[fetter-devel] Quick CFFI update

Kenny Tilton ktilton at nyc.rr.com
Mon Jul 4 15:21:25 UTC 2005



Luis Oliveira wrote:

> On 4/jul/2005, at 05:49, Kenny Tilton wrote:
>
>> What stops you from simply eyeballing the different Lisps to see if 
>> they have the necessary hooks?
>
>
> Ok, I will do this. 

CFFI seems from a distance to be something for the open source crowd. 
"commercial lisps" are left as an exercise. Is this because it was 
expected one would have to hack on the implementations? Or this may  be 
because of performance issues? ie, CMUCL needed a fix? I do not know. 
Anyway, any "universal" FFI has to handle popular commercial lisps. Of 
course we always have a hybrid approach as a fallback, and if CFFI 
solves a performance problem it belongs in the mix somewhere.

>
>
>
>> btw, Are all patches already determined to be necessary going to be 
>> accepted by the maintainers of the Lisp in question?
>
>
> Regarding SBCL, it *is* a bug, so I'm pretty sure it'll be accepted. 
> About clisp I'm not so sure as it's not a bug per se. Also, IIRC, 
> other lisps might have the same issue as clisp (having to specify with 
> library the var/function is in) so I guess I might have to add a way 
> to specify that anyway. I think James is just trying not to specify 
> that unless absolutely necessary. 

FYI: Lispworks needs the library specified, AllegroCL does not.

>
>
>
>> Basically it sounds like you are somehow confident this story will 
>> have a happy ending, and I get the feeling that even if not, not much 
>> time will have been lost, so I am shaking my head but not worried.
>>
>> How long /will/ this exercise take?
>
>
> Well, I guess the UFFI approach would be safer (and easier even), but 
> I feel this approach is better. I also have the feeling that with the 
> low-level operators cffi exports, it'll be easier to support C++ (for 
> Fetter too). (And James plans an Objective C bridge someday). 
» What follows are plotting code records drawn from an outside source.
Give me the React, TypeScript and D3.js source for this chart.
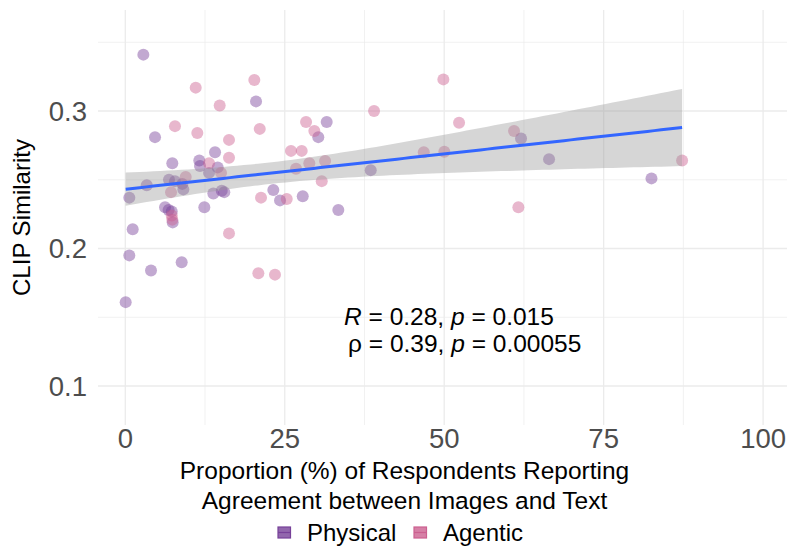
import React from "react";
import * as d3 from "d3";

const physicalX = [2.83, 20.5, 4.66, 14.07, 7.37, 11.6, 11.71, 14.49, 13.13, 3.36, 0.63, 6.85, 7.79, 8.94, 9.1, 13.8, 15.12, 15.52, 23.21, 12.39, 6.23, 6.79, 7.28, 7.43, 1.16, 0.63, 4.03, 8.84, 0.06, 31.58, 30.26, 38.48, 24.26, 27.82, 33.4, 62.05, 66.44, 82.5];
const physicalY = [0.341, 0.307, 0.281, 0.27, 0.262, 0.264, 0.26, 0.259, 0.255, 0.246, 0.237, 0.25, 0.249, 0.247, 0.243, 0.24, 0.242, 0.241, 0.2425, 0.23, 0.23, 0.228, 0.227, 0.219, 0.214, 0.195, 0.184, 0.19, 0.161, 0.292, 0.281, 0.257, 0.235, 0.238, 0.228, 0.28, 0.265, 0.251];
const agenticX = [11.04, 20.23, 14.8, 7.79, 11.29, 16.26, 21.08, 16.26, 13.13, 15.01, 9.47, 7.17, 21.28, 7.28, 7.37, 16.26, 20.86, 23.47, 39.0, 28.34, 29.64, 25.98, 27.66, 28.85, 31.32, 26.77, 30.8, 46.8, 25.31, 49.87, 52.33, 60.95, 50.02, 61.63, 87.3];
const agenticY = [0.317, 0.3225, 0.304, 0.289, 0.284, 0.279, 0.287, 0.266, 0.262, 0.255, 0.252, 0.241, 0.237, 0.224, 0.221, 0.211, 0.182, 0.181, 0.3, 0.292, 0.2855, 0.271, 0.271, 0.262, 0.2636, 0.258, 0.249, 0.27, 0.236, 0.323, 0.2915, 0.2855, 0.2704, 0.23, 0.264];

const groups = ["Physical", "Agentic"];
const groupColors = ["#774199", "#CC6090"];
const xMajor = [0, 25, 50, 75, 100];
const xMinor = [12.5, 37.5, 62.5, 87.5];
const yMajor = [0.1, 0.2, 0.3];
const yMinor = [0.15, 0.25, 0.35];
const statLines = [
  { sym: "R", italicSym: true, r: "0.28", p: "0.015" },
  { sym: "\u03C1", italicSym: false, r: "0.39", p: "0.00055" },
];

const FONT = "'Liberation Sans', Arial, Helvetica, sans-serif";

export default function App() {
  const W = 787, H = 546;
  const panel = { left: 98, right: 787, top: 10, bottom: 425 };
  const x = d3.scaleLinear().domain([0, 100]).range([125.3, 763.1]);
  const y = d3.scaleLinear().domain([0.1, 0.35]).range([386, 42.25]);

  const allX = [...physicalX, ...agenticX];
  const allY = [...physicalY, ...agenticY];
  const n = allX.length;
  const mx = d3.mean(allX)!;
  const my = d3.mean(allY)!;
  let sxx = 0, sxy = 0;
  for (let i = 0; i < n; i++) {
    sxx += (allX[i] - mx) ** 2;
    sxy += (allX[i] - mx) * (allY[i] - my);
  }
  const b = sxy / sxx;
  const a = my - b * mx;
  let sse = 0;
  for (let i = 0; i < n; i++) sse += (allY[i] - a - b * allX[i]) ** 2;
  const s = Math.sqrt(sse / (n - 2));
  const tq = 1.993;
  const [x0, x1] = d3.extent(allX) as [number, number];
  const grid = d3.range(0, 81).map((i) => x0 + ((x1 - x0) * i) / 80);
  const fitPts = grid.map((xv) => {
    const yh = a + b * xv;
    const se = s * Math.sqrt(1 / n + (xv - mx) ** 2 / sxx);
    return { xv, yh, lo: yh - tq * se, hi: yh + tq * se };
  });
  const area = d3
    .area<any>()
    .x((d) => x(d.xv))
    .y0((d) => y(d.lo))
    .y1((d) => y(d.hi));
  const line = d3
    .line<any>()
    .x((d) => x(d.xv))
    .y((d) => y(d.yh));

  const series = [
    { xs: physicalX, ys: physicalY, color: groupColors[0] },
    { xs: agenticX, ys: agenticY, color: groupColors[1] },
  ];

  return (
    <svg width={W} height={H} style={{ position: "absolute", left: 0, top: 0, background: "#fff" }} fontFamily={FONT}>
      <rect x={0} y={0} width={W} height={H} fill="#fff" />
      {/* grid */}
      {xMinor.map((v) => (
        <line key={"xm" + v} x1={x(v)} x2={x(v)} y1={panel.top} y2={panel.bottom} stroke="#EBEBEB" strokeWidth={0.7} />
      ))}
      {yMinor.map((v) => (
        <line key={"ym" + v} x1={panel.left} x2={panel.right} y1={y(v)} y2={y(v)} stroke="#EBEBEB" strokeWidth={0.7} />
      ))}
      {xMajor.map((v) => (
        <line key={"xM" + v} x1={x(v)} x2={x(v)} y1={panel.top} y2={panel.bottom} stroke="#EBEBEB" strokeWidth={1.3} />
      ))}
      {yMajor.map((v) => (
        <line key={"yM" + v} x1={panel.left} x2={panel.right} y1={y(v)} y2={y(v)} stroke="#EBEBEB" strokeWidth={1.3} />
      ))}
      {/* points */}
      {series.map((sr, si) =>
        sr.xs.map((xv, i) => (
          <circle key={si + "-" + i} cx={x(xv)} cy={y(sr.ys[i])} r={6} fill={sr.color} fillOpacity={0.45} />
        ))
      )}
      {/* smooth */}
      <path d={area(fitPts)!} fill="#999999" fillOpacity={0.4} />
      <path d={line(fitPts)!} fill="none" stroke="#3366FF" strokeWidth={3} />
      {/* annotation */}
      {statLines.map((l, i) => (
        <text key={"st" + i} x={x(34.3) + (i === 0 ? 0 : 4)} y={y(0.1) - 61 + i * 27} fontSize={24.5} fill="#000">
          <tspan fontStyle={l.italicSym ? "italic" : "normal"}>{l.sym}</tspan>
          <tspan>{" = " + l.r + ", "}</tspan>
          <tspan fontStyle="italic">p</tspan>
          <tspan>{" = " + l.p}</tspan>
        </text>
      ))}
      {/* axis ticks */}
      {yMajor.map((v) => (
        <text key={"yt" + v} x={87} y={y(v)} dy="0.36em" textAnchor="end" fontSize={27.5} fill="#4D4D4D">
          {v.toFixed(1)}
        </text>
      ))}
      {xMajor.map((v) => (
        <text key={"xt" + v} x={x(v)} y={438} dy="0.36em" textAnchor="middle" fontSize={27.5} fill="#4D4D4D">
          {v}
        </text>
      ))}
      {/* axis titles */}
      <text transform={`translate(30,${(panel.top + panel.bottom) / 2}) rotate(-90)`} textAnchor="middle" fontSize={24} fill="#000">
        CLIP Similarity
      </text>
      <text x={(panel.left + panel.right) / 2 - 38} y={479} textAnchor="middle" fontSize={24.5} fill="#000">
        Proportion (%) of Respondents Reporting
      </text>
      <text x={(panel.left + panel.right) / 2 - 38} y={509} textAnchor="middle" fontSize={24.5} fill="#000">
        Agreement between Images and Text
      </text>
      {/* legend */}
      {groups.map((g, i) => {
        const kx = i === 0 ? 278 : 414;
        const tx = i === 0 ? 307 : 443;
        return (
          <g key={g}>
            <rect x={kx} y={527} width={12.5} height={11} fill={groupColors[i]} fillOpacity={0.8} stroke={groupColors[i]} strokeWidth={1.2} />
            <line x1={kx} x2={kx + 12.5} y1={532.5} y2={532.5} stroke={groupColors[i]} strokeWidth={1.2} />
            <text x={tx} y={541} fontSize={24} fill="#000">
              {g}
            </text>
          </g>
        );
      })}
    </svg>
  );
}
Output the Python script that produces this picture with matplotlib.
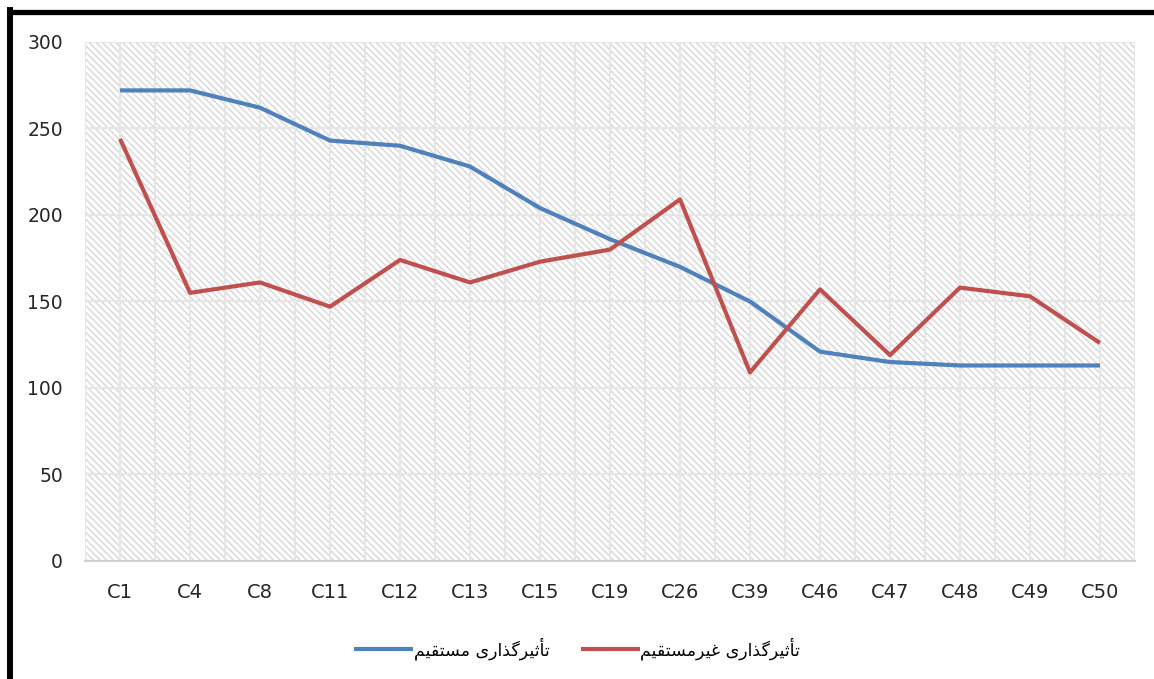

Can you give a specific example? I am actually mentoring five projects 
this summer, so it helps if the issues can be laid out with specific 
cases, well explained. That might help your own thought processes as 
well. Nothing like having to explain something to someone else.

>
>
> But if you feel I'm wrong, please do say so! I'm certainly not very 
> experienced in these kinds of decisions.
>
I just do not see the advantage yet. You mentioned the 
implementation-specific code was in one source file per implementation. 
Nice (having seen UFFI-style conditionalized code) but nothing big.

Is the idea that we do an end run on the different implementations' 
incompatible high-level APIs by resolving differences at a lower-level, 
perhaps unsupported or even unavailable level? ie, UFFI creates a 
uniform macrofied API which expands into implementation FFIese, meaning 
one has to master the nuances of each high-level API and then struggle 
to find common ground. Whereas with CFFI at the lower level we have 
fewer places that can diverge (and no matter what the high-level API 
looks like, they are bound to support certain lowlevel capabilities)?

That may all be rubbish, but it is the /kind/ of argument that would 
justify starting more or less from scratch on a new universal FFI. ie, I 
for one look for the "why?" behind your "I feel this approach is better".